Shelia Washington is a sterling example of how a dedicated, passionate citizen can repair gaping wounds in history and law.

Washington died last month, but not before fulfilling a self-assigned mission. She accepted that mission at the age of 17, when, as a native of Scottsboro, Alabama, she found a book hidden under a mattress at her home while she was doing some cleaning. Her stepfather told her to hand it over. “You don’t need to know about that,” he said. “Just keep quiet about this now.” The book was “Scottsboro Boy,” a 1950 memoir by Haywood Patterson, an innocent young man who was convicted four times by all-white juries and sentenced to death three times.

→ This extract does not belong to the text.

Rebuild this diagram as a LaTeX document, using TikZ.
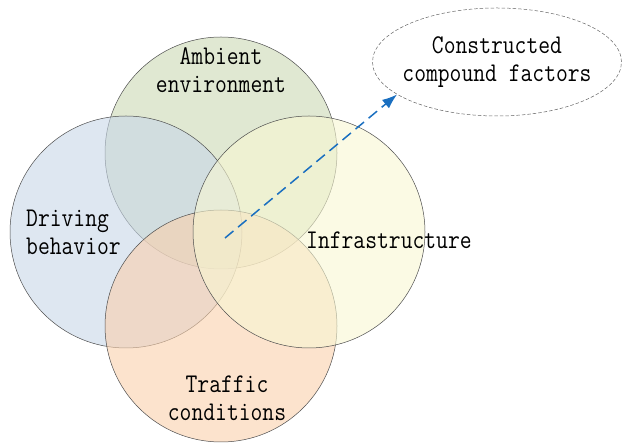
\documentclass[tikz,border=0pt]{standalone}
\usepackage{fontspec}
\newfontfamily\vennfont[FakeStretch=0.85]{Latin Modern Mono}
\usetikzlibrary{positioning,shapes.geometric,arrows.meta}

\definecolor{ambgreen}{RGB}{203,217,180}
\definecolor{drvblue}{RGB}{200,215,232}
\definecolor{infyellow}{RGB}{248,247,210}
\definecolor{trfpeach}{RGB}{250,208,172}
\definecolor{flowblue}{RGB}{26,111,192}

\begin{document}
\begin{tikzpicture}[x=1pt, y=-1pt]
\tikzset{
    venn/.style= {circle, draw=black!70, line width=0.5pt, fill opacity=0.6, minimum size=232pt, inner sep=0pt},
    vlabel/.style= {font=\vennfont\fontsize{27}{28}\selectfont, inner sep=0pt},
    result/.style= {ellipse, draw=black!60, dash pattern=on 3.5pt off 2pt, line width=0.5pt, minimum width=249pt, minimum height=108pt, inner xsep=-9pt, inner ysep=0pt, align=center, font=\vennfont\fontsize{27}{28}\selectfont},
    flow/.style= {-{Latex[length=15pt,width=11pt]}, flowblue, line width=1.5pt, dash pattern=on 11pt off 6pt},
}
\useasboundingbox (0,0) rectangle (624,443);

\node[venn, fill=ambgreen] (amb) at (221,153) {};
\node[venn, fill=drvblue] (drv) at (126,232) {};
\node[venn, fill=trfpeach] (trf) at (221,326) {};
\node[venn, fill=infyellow] (inf) at (309,232) {};

\node[vlabel, align=center] (ambtxt) at (221,70) {Ambient\\environment};
\node[vlabel, align=left, anchor=west] (drvtxt) at (26,232) {Driving\\behavior};
\node[vlabel, anchor=west] (inftxt) at (306,240) {Infrastructure};
\node[vlabel, align=center] (trftxt) at (227,398) {Traffic\\conditions};

\node[result] (res) at (497,62) {Constructed\\compound factors};

\coordinate (ctr) at (225,238);
\draw[flow] (ctr) -- (res.198);
\end{tikzpicture}
\end{document}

Washington did not obey her stepfather. To the contrary, Washington set out to obtain posthumous justice for the nine young black men known as The Scottsboro Boys, who were falsely accused of raping two white women in 1931. They were subjected to many trials at the height of the Jim Crow era, two reaching the U.S. Supreme Court. The ugly story of the Scottsboro Boys became the country’s most sensational civil rights case up to that point. Their tragic story later inspired feature films, documentaries, a Broadway musical, and was a factor in shaping the plot of Harper Lee’s 1960 novel, “To Kill a Mockingbird.”

Yet how many Americans today can tell you anything about The Scottsboro Boys?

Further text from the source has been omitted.